The London Mayor pointedly thanked the staff who stayed and kept a limited number of tube stations open amidst a "day of carnage", according to commuters.
Khan himself had to reschedule a BBC interview after crew members were unable to make it on time to the studio because of the strike action, which he deemed as "unnecessary".
But it did not draw sympathy from Londoners, who scrutinised the Mayor for RMT union's decision after he said no strikes would happen if he was elected.
During his election campaign in February, he had called walkouts a failure.
At the time, he said: "Strikes are ultimately a sign of failure.
"Every day there's a strike it caused huge misery and inconvenience to Londoners.
"As Mayor what I'd do is roll up my sleeves and make sure that I'm talking to everyone who runs public transport to make sure there are zero days of strikes."

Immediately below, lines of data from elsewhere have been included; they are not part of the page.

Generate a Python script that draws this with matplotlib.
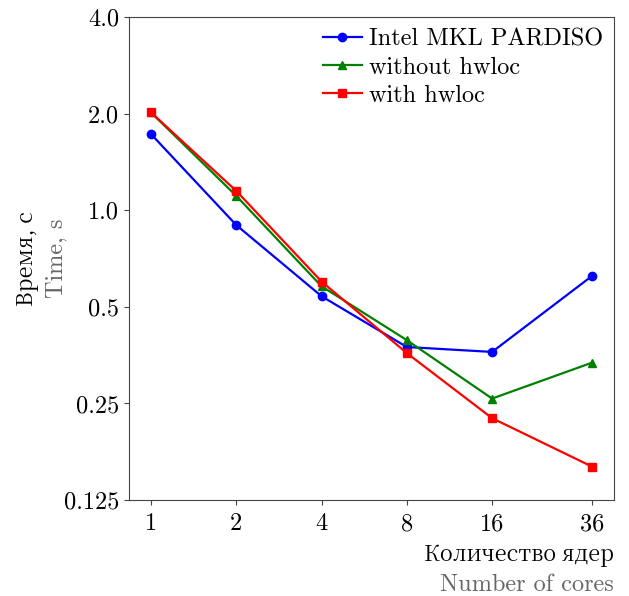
import matplotlib
matplotlib.use("Agg")
import matplotlib.pyplot as plt
from matplotlib.ticker import FixedLocator, FixedFormatter, NullLocator

plt.rcParams['font.family'] = ['cmr10', 'Noto Serif CJK SC']
plt.rcParams['axes.formatter.use_mathtext'] = True

cores = [1, 2, 4, 8, 16, 36]
mkl = [1.73, 0.90, 0.54, 0.375, 0.362, 0.624]
no_hwloc = [2.02, 1.11, 0.58, 0.394, 0.259, 0.335]
hwloc = [2.02, 1.15, 0.60, 0.359, 0.225, 0.159]
yticks = [0.125, 0.25, 0.5, 1.0, 2.0, 4.0]
ytick_labels = ['0.125', '0.25', '0.5', '1.0', '2.0', '4.0']

fig = plt.figure(figsize=(6.29, 5.96), dpi=100)
ax = fig.add_axes([0.205, 0.161, 0.771, 0.81])

ax.plot(cores, mkl, color='blue', marker='o', markersize=6, lw=1.6, label='Intel MKL PARDISO')
ax.plot(cores, no_hwloc, color='green', marker='^', markersize=6, lw=1.6, label='without hwloc')
ax.plot(cores, hwloc, color='red', marker='s', markersize=6, lw=1.6, label='with hwloc')

ax.set_xscale('log', base=2)
ax.set_yscale('log', base=2)
ax.xaxis.set_major_locator(FixedLocator(cores))
ax.xaxis.set_major_formatter(FixedFormatter([str(c) for c in cores]))
ax.xaxis.set_minor_locator(NullLocator())
ax.set_ylim(0.125, 4.0)
ax.yaxis.set_major_locator(FixedLocator(yticks))
ax.yaxis.set_major_formatter(FixedFormatter(ytick_labels))
ax.yaxis.set_minor_locator(NullLocator())
ax.tick_params(labelsize=17.5, color='#444444')
ax.tick_params(axis='x', pad=6)
for s in ax.spines.values():
    s.set_color('#444444')

ax.legend(loc='upper right', frameon=False, fontsize=17.5, handlelength=1.6,
          handletextpad=0.3, labelspacing=0.25, borderaxespad=0.05)

# two-line axis labels: russian in black, english in gray
cyr = 'Noto Serif CJK SC'
fig.text(0.043, 0.567, 'Время, с', rotation=90, fontsize=15.7, family=cyr,
         ha='center', va='center')
fig.text(0.09, 0.567, 'Time, s', rotation=90, fontsize=17.5, color='#666666', ha='center', va='center')
fig.text(0.976, 0.058, 'Количество ядер', fontsize=15.7, family=cyr,
         ha='right', va='baseline')
fig.text(0.976, 0.008, 'Number of cores', fontsize=17.5, color='#666666', ha='right', va='baseline')

fig.savefig('out.png', dpi=100)
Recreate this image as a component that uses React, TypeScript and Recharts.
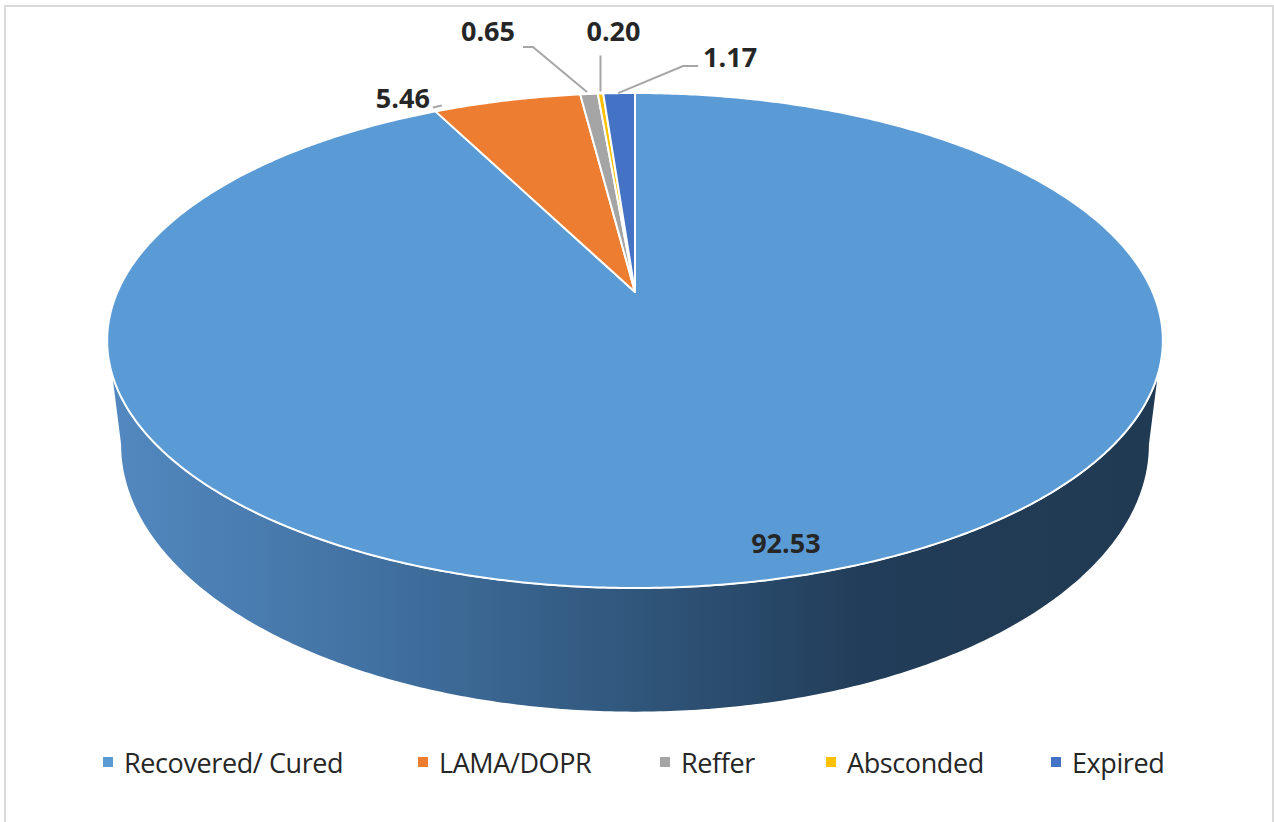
import React from 'react';
import { PieChart, Pie, Cell, Legend } from 'recharts';

const names = ['Recovered/ Cured', 'LAMA/DOPR', 'Reffer', 'Absconded', 'Expired'];
const values = [92.53, 5.46, 0.65, 0.2, 1.17];
const valueLabels = ['92.53', '5.46', '0.65', '0.20', '1.17'];
const colors = ['#5B9BD5', '#ED7D31', '#A5A5A5', '#FFC000', '#4472C4'];

const data = names.map((name, i) => ({ name, value: values[i] }));

// perspective of the tilted disc (styling only)
const RX = 517.6;
const RY = 238;
const PERSP = 0.196;
const DEPTH = 100;
const SHRINK = 0.975;

const rim = (cx: number, cy: number, deg: number) => {
  const t = (deg * Math.PI) / 180;
  const u = Math.cos(t);
  const v = Math.sin(t);
  const w = 1 + PERSP * v;
  return { x: cx + (RX * u) / w, y: cy - (RY * v) / w, w };
};

const base = (cx: number, cy: number, deg: number) => {
  const p = rim(cx, cy, deg);
  return { x: cx + (p.x - cx) * SHRINK, y: p.y + DEPTH / p.w };
};

const pt = (p: { x: number; y: number }) => `${p.x.toFixed(2)},${p.y.toFixed(2)}`;

function Slice3D(props: any) {
  const { cx, cy, startAngle, endAngle, fill, index } = props;
  const n = Math.max(2, Math.ceil(Math.abs(endAngle - startAngle) / 0.5));
  const angles: number[] = [];
  for (let i = 0; i <= n; i++) angles.push(startAngle + ((endAngle - startAngle) * i) / n);

  const topD = `M${cx},${cy} L` + angles.map((a) => pt(rim(cx, cy, a))).join(' L') + ' Z';

  // front-facing runs of the rim get a side wall
  const runs: number[][] = [];
  let cur: number[] = [];
  angles.forEach((a) => {
    if (Math.sin((a * Math.PI) / 180) <= -PERSP + 0.001) cur.push(a);
    else {
      if (cur.length > 1) runs.push(cur);
      cur = [];
    }
  });
  if (cur.length > 1) runs.push(cur);

  const sideD = runs
    .map((run) => {
      const t = run.map((a) => rim(cx, cy, a));
      const b = run
        .slice()
        .reverse()
        .map((a) => base(cx, cy, a));
      return 'M' + [...t, ...b].map(pt).join(' L') + ' Z';
    })
    .join(' ');

  const gid = `side-grad-${index}`;
  return (
    <g>
      <defs>
        <linearGradient id={gid} gradientUnits="userSpaceOnUse" x1={cx - RX} y1={0} x2={cx + RX} y2={0}>
          <stop offset="0%" stopColor="#5288bf" />
          <stop offset="25%" stopColor="#4171a1" />
          <stop offset="50%" stopColor="#30567b" />
          <stop offset="72%" stopColor="#223d59" />
          <stop offset="100%" stopColor="#213a53" />
        </linearGradient>
      </defs>
      {sideD && <path d={sideD} fill={index === 0 ? `url(#${gid})` : fill} stroke="#ffffff" strokeWidth={1.5} />}
      <path d={topD} fill={fill} stroke="#ffffff" strokeWidth={2} strokeLinejoin="round" />
    </g>
  );
}

// label placement relative to the rim point at each slice's mid angle
const labelOffsets = [
  { dx: 2, dy: -35, line: [] as number[][] },
  { dx: -104, dy: -3, line: [[-74, 7], [-65, 5]] },
  { dx: -101, dy: -63, line: [[-66, -47], [-56, -47], [-2, -2]] },
  { dx: 13, dy: -63, line: [[0, -38], [0, -2]] },
  { dx: 111, dy: -37, line: [[79, -27], [64, -27], [-1, 0]] },
];

function renderLabel(props: any) {
  const { cx, cy, midAngle, index } = props;
  const r = rim(cx, cy, midAngle);
  const o = labelOffsets[index];
  return (
    <g key={`lbl-${index}`}>
      {o.line.length > 0 && (
        <polyline
          points={o.line.map(([x, y]) => `${r.x + x},${r.y + y}`).join(' ')}
          fill="none"
          stroke="#a6a6a6"
          strokeWidth={2}
        />
      )}
      <text
        x={r.x + o.dx}
        y={r.y + o.dy}
        textAnchor="middle"
        dominantBaseline="central"
        fontFamily="'Open Sans', sans-serif"
        fontWeight={700}
        fontSize={27}
        fill="#262626"
      >
        {valueLabels[index]}
      </text>
    </g>
  );
}

const legendLeft = [103, 418, 660, 826, 1051];

function renderLegend() {
  return (
    <div
      style={{
        position: 'relative',
        height: 38,
        fontFamily: "'Open Sans', sans-serif",
        fontSize: 27,
        letterSpacing: -0.4,
        color: '#262626',
      }}
    >
      {names.map((n, i) => (
        <div
          key={n}
          style={{
            position: 'absolute',
            left: legendLeft[i],
            top: 0,
            height: 38,
            display: 'flex',
            alignItems: 'center',
            whiteSpace: 'nowrap',
          }}
        >
          <span style={{ width: 10, height: 10, background: colors[i], marginRight: 11, display: 'inline-block' }} />
          <span>{n}</span>
        </div>
      ))}
    </div>
  );
}

export default function App() {
  return (
    <div
      style={{
        position: 'absolute',
        left: 0,
        top: 0,
        width: 1274,
        height: 822,
        overflow: 'hidden',
        background: '#ffffff',
      }}
    >
      <div
        style={{
          position: 'absolute',
          left: 4,
          top: 5,
          width: 1266,
          height: 840,
          border: '2px solid #dadada',
        }}
      />
      <div style={{ position: 'absolute', left: 0, top: 0 }}>
        <PieChart width={1274} height={822} margin={{ top: 0, right: 0, bottom: 0, left: 0 }}>
          <Pie
            data={data}
            dataKey="value"
            nameKey="name"
            cx={635}
            cy={292}
            outerRadius={300}
            startAngle={90}
            endAngle={-270}
            stroke="none"
            shape={Slice3D}
            activeShape={Slice3D}
            inactiveShape={Slice3D}
            label={renderLabel}
            labelLine={false}
            isAnimationActive={false}
          >
            {data.map((d, i) => (
              <Cell key={d.name} fill={colors[i]} />
            ))}
          </Pie>
          <Legend
            content={renderLegend}
            wrapperStyle={{ position: 'absolute', left: 0, top: 743, width: 1274 }}
          />
        </PieChart>
      </div>
    </div>
  );
}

Commuters took to social media to show their exasperation after millions experienced a gruelling morning attempting to get taxis and make long walks to work.
Getwestlondon speaks to commuters about the strikes
Meanwhile, others argued as a Labour Mayor, he should be supporting strikes.
One tweeter said: "Support the striking workers! Or was the all that stuff about your bus driver dad just PR?"
Despite his encouragement for unions to "get round the table for the sake of millions affected", discussions came to no conclusion between RMT and London Underground Limited (LUL) .
The 24-hour strike is set to last until 5.59pm, although services may not resume as normal until Tuesday morning.